-- Start of SOURCE MATERIAL --

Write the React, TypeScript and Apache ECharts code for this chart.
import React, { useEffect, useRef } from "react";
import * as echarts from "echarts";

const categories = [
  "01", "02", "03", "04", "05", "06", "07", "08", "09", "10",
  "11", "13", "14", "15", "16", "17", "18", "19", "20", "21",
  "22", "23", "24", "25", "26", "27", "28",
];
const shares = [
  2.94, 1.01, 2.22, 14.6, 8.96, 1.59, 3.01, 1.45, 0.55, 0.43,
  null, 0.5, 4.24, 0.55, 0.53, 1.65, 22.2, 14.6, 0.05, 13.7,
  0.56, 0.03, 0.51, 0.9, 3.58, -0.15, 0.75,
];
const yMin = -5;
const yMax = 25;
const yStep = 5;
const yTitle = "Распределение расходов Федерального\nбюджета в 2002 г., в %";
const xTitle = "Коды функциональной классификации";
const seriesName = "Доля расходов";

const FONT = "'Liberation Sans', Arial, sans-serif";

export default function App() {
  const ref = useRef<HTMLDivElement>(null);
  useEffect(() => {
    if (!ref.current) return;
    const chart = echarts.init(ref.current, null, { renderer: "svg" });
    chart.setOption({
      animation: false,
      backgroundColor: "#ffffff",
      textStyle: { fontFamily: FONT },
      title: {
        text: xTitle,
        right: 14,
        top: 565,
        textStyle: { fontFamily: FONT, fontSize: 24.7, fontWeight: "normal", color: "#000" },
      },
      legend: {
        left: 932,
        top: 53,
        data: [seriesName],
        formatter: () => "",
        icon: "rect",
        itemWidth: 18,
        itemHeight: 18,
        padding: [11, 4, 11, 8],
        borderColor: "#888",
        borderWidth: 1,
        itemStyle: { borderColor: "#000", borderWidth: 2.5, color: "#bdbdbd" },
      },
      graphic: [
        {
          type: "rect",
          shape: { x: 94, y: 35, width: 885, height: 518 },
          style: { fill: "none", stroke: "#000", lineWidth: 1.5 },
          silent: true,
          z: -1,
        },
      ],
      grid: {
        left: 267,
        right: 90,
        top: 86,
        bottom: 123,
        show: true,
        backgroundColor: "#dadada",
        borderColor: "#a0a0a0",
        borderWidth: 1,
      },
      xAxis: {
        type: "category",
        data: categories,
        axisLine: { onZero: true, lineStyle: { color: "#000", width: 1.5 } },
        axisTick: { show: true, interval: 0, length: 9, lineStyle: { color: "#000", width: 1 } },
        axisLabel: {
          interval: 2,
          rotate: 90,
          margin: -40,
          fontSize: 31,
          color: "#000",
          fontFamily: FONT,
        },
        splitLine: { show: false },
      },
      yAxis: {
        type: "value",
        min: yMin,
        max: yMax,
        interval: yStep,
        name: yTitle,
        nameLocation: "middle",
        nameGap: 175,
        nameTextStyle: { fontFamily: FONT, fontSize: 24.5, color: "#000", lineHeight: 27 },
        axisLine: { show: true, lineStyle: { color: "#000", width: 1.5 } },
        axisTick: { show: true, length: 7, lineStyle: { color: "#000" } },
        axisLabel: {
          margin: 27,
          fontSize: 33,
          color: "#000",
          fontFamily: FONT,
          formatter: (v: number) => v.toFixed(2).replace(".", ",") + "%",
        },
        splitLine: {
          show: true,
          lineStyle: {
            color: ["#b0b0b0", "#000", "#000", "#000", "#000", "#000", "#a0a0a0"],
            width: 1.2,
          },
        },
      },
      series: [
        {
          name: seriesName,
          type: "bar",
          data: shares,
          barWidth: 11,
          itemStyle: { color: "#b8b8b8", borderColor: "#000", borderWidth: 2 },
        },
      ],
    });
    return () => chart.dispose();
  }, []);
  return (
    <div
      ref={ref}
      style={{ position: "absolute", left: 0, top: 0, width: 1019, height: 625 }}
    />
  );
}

-- End of SOURCE MATERIAL --

PROBLEM DESCRIPTION. Extract the lines above, from the first one through the one containing "import * as", and return only those, unchanged.

EXERCISE OUTPUT.
Write the React, TypeScript and Apache ECharts code for this chart.
import React, { useEffect, useRef } from "react";
import * as echarts from "echarts";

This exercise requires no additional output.